* [WRITTEN REQUEST]
From the listing below, pull out the lines that hold "this".

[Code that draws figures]
+-------+
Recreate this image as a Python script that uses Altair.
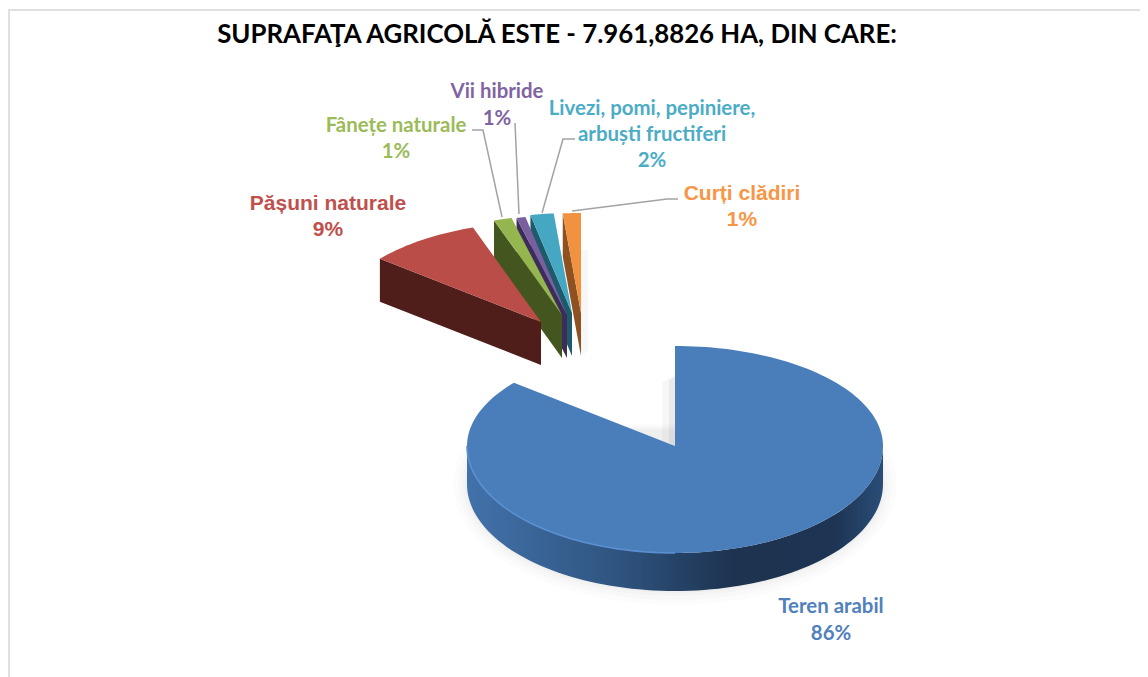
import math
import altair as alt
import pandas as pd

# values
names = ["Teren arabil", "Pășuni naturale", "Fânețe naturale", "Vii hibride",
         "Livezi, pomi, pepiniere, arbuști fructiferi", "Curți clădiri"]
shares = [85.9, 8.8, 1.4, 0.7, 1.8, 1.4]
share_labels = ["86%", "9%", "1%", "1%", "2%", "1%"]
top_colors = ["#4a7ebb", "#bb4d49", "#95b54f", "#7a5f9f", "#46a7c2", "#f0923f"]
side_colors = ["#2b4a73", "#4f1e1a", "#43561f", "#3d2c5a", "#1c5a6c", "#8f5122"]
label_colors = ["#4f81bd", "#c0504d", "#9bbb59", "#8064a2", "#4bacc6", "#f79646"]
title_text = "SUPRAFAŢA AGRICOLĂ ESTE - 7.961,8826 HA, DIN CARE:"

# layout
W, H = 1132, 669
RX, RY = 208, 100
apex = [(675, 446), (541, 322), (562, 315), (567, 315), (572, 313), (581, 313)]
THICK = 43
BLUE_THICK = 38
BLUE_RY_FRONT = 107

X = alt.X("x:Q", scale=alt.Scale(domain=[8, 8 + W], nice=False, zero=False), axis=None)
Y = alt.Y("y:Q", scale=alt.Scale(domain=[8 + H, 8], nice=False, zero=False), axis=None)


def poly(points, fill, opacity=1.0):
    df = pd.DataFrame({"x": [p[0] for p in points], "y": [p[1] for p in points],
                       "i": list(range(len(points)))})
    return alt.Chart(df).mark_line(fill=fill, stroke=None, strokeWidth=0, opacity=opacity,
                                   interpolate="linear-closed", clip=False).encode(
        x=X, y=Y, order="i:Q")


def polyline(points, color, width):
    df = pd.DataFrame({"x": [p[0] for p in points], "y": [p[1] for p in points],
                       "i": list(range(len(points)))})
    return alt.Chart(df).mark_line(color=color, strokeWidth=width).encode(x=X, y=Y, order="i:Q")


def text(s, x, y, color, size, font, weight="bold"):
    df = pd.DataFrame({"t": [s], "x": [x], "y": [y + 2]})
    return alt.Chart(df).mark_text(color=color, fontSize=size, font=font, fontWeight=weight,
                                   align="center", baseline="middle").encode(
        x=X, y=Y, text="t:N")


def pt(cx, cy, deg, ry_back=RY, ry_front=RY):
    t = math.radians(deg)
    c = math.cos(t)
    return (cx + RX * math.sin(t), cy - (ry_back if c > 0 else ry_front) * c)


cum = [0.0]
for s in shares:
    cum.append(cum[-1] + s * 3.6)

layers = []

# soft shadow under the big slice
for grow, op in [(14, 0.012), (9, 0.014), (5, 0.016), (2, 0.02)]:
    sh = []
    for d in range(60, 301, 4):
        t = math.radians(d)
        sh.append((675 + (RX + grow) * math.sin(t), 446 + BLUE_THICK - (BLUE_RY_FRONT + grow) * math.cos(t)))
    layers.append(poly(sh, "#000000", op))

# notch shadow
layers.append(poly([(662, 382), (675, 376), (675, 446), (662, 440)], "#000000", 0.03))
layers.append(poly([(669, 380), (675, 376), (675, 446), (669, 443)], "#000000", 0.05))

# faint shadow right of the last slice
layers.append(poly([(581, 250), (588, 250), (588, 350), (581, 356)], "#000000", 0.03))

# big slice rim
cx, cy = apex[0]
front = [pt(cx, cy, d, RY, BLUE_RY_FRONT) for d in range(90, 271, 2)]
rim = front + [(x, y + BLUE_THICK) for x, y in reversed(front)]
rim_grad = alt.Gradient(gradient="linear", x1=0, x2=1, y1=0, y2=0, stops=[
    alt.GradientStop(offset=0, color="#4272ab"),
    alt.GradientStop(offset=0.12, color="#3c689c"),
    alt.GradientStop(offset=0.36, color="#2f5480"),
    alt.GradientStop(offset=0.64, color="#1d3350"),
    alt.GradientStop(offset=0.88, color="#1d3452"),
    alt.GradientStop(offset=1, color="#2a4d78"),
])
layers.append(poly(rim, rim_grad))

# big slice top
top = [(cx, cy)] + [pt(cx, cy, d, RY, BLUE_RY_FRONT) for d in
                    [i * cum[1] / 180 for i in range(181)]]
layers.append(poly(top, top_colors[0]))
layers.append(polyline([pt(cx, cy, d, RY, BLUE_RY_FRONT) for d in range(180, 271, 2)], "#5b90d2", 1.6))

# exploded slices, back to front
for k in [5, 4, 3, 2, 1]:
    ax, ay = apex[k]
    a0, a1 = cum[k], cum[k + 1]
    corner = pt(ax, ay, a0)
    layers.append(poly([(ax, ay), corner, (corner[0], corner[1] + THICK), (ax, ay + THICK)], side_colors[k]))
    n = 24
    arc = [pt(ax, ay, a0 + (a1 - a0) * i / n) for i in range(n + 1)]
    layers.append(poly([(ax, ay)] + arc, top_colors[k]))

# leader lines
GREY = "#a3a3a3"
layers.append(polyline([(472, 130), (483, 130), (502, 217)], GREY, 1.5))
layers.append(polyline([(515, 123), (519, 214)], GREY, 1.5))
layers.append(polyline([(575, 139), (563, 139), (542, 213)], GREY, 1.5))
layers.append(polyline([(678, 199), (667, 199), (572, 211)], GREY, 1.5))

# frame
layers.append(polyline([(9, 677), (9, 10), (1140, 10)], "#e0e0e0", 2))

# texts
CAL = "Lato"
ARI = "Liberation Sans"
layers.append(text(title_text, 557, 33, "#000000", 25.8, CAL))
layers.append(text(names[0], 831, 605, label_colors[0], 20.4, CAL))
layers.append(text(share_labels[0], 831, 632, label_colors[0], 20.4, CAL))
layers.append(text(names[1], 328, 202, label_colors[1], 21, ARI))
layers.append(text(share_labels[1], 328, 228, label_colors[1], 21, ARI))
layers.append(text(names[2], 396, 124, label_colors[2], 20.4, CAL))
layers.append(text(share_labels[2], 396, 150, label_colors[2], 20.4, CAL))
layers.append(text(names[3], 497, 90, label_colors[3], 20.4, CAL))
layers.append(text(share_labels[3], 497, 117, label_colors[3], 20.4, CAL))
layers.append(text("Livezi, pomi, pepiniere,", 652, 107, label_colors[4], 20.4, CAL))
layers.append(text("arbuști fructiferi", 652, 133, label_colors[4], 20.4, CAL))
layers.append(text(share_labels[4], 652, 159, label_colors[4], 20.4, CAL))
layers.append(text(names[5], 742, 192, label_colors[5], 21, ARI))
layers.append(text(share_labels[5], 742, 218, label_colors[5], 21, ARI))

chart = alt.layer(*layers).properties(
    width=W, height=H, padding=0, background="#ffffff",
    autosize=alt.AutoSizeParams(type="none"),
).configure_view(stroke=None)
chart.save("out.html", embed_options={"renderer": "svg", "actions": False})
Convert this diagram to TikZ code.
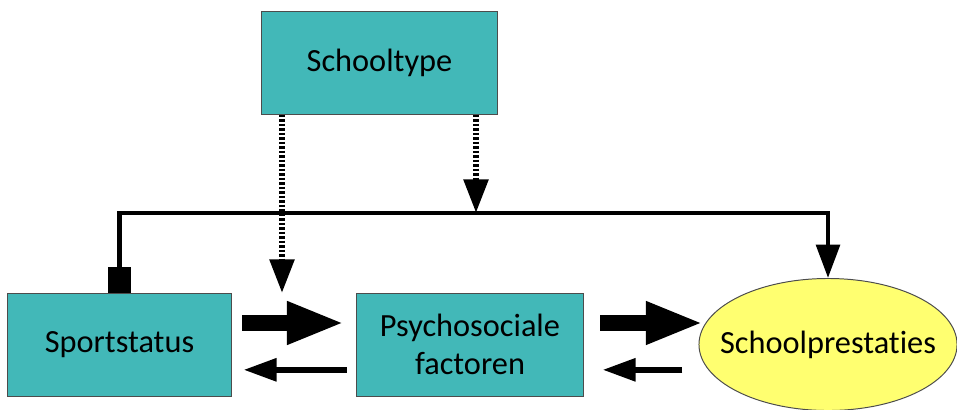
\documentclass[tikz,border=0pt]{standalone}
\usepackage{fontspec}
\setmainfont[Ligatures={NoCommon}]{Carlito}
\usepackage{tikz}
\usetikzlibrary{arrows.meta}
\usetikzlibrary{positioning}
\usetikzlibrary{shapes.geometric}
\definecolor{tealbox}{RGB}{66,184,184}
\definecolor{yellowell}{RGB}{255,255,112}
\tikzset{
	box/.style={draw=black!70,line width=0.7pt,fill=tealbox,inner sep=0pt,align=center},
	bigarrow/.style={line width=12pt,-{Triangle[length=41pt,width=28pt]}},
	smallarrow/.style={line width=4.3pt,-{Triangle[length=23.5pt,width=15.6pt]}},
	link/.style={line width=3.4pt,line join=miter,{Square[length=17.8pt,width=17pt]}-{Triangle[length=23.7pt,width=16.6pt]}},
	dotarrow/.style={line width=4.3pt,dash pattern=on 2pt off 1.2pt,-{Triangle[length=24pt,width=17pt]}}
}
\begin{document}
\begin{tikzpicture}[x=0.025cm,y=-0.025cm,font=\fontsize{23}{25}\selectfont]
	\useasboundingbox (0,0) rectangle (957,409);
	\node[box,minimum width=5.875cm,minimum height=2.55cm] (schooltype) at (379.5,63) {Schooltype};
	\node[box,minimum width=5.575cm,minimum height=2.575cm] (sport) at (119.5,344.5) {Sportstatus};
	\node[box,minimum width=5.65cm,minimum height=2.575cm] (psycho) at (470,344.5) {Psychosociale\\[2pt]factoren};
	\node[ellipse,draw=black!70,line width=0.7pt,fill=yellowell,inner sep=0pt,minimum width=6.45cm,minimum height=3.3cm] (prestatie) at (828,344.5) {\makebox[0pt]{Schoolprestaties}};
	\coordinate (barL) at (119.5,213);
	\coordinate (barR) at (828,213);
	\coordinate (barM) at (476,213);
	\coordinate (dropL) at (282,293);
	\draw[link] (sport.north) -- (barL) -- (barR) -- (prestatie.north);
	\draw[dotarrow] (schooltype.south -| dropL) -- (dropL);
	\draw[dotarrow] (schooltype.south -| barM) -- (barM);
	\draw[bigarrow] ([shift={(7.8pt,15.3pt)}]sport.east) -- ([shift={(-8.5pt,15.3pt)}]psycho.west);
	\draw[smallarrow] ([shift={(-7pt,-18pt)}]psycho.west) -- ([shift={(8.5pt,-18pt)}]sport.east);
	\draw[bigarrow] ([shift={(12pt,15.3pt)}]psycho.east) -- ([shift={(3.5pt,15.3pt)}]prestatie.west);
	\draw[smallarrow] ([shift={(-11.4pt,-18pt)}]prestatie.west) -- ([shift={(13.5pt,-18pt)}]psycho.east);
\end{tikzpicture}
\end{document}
+-------+
* [EXERCISE OUTPUT]
Recreate this image as a Python script that uses Altair.
Convert this diagram to TikZ code.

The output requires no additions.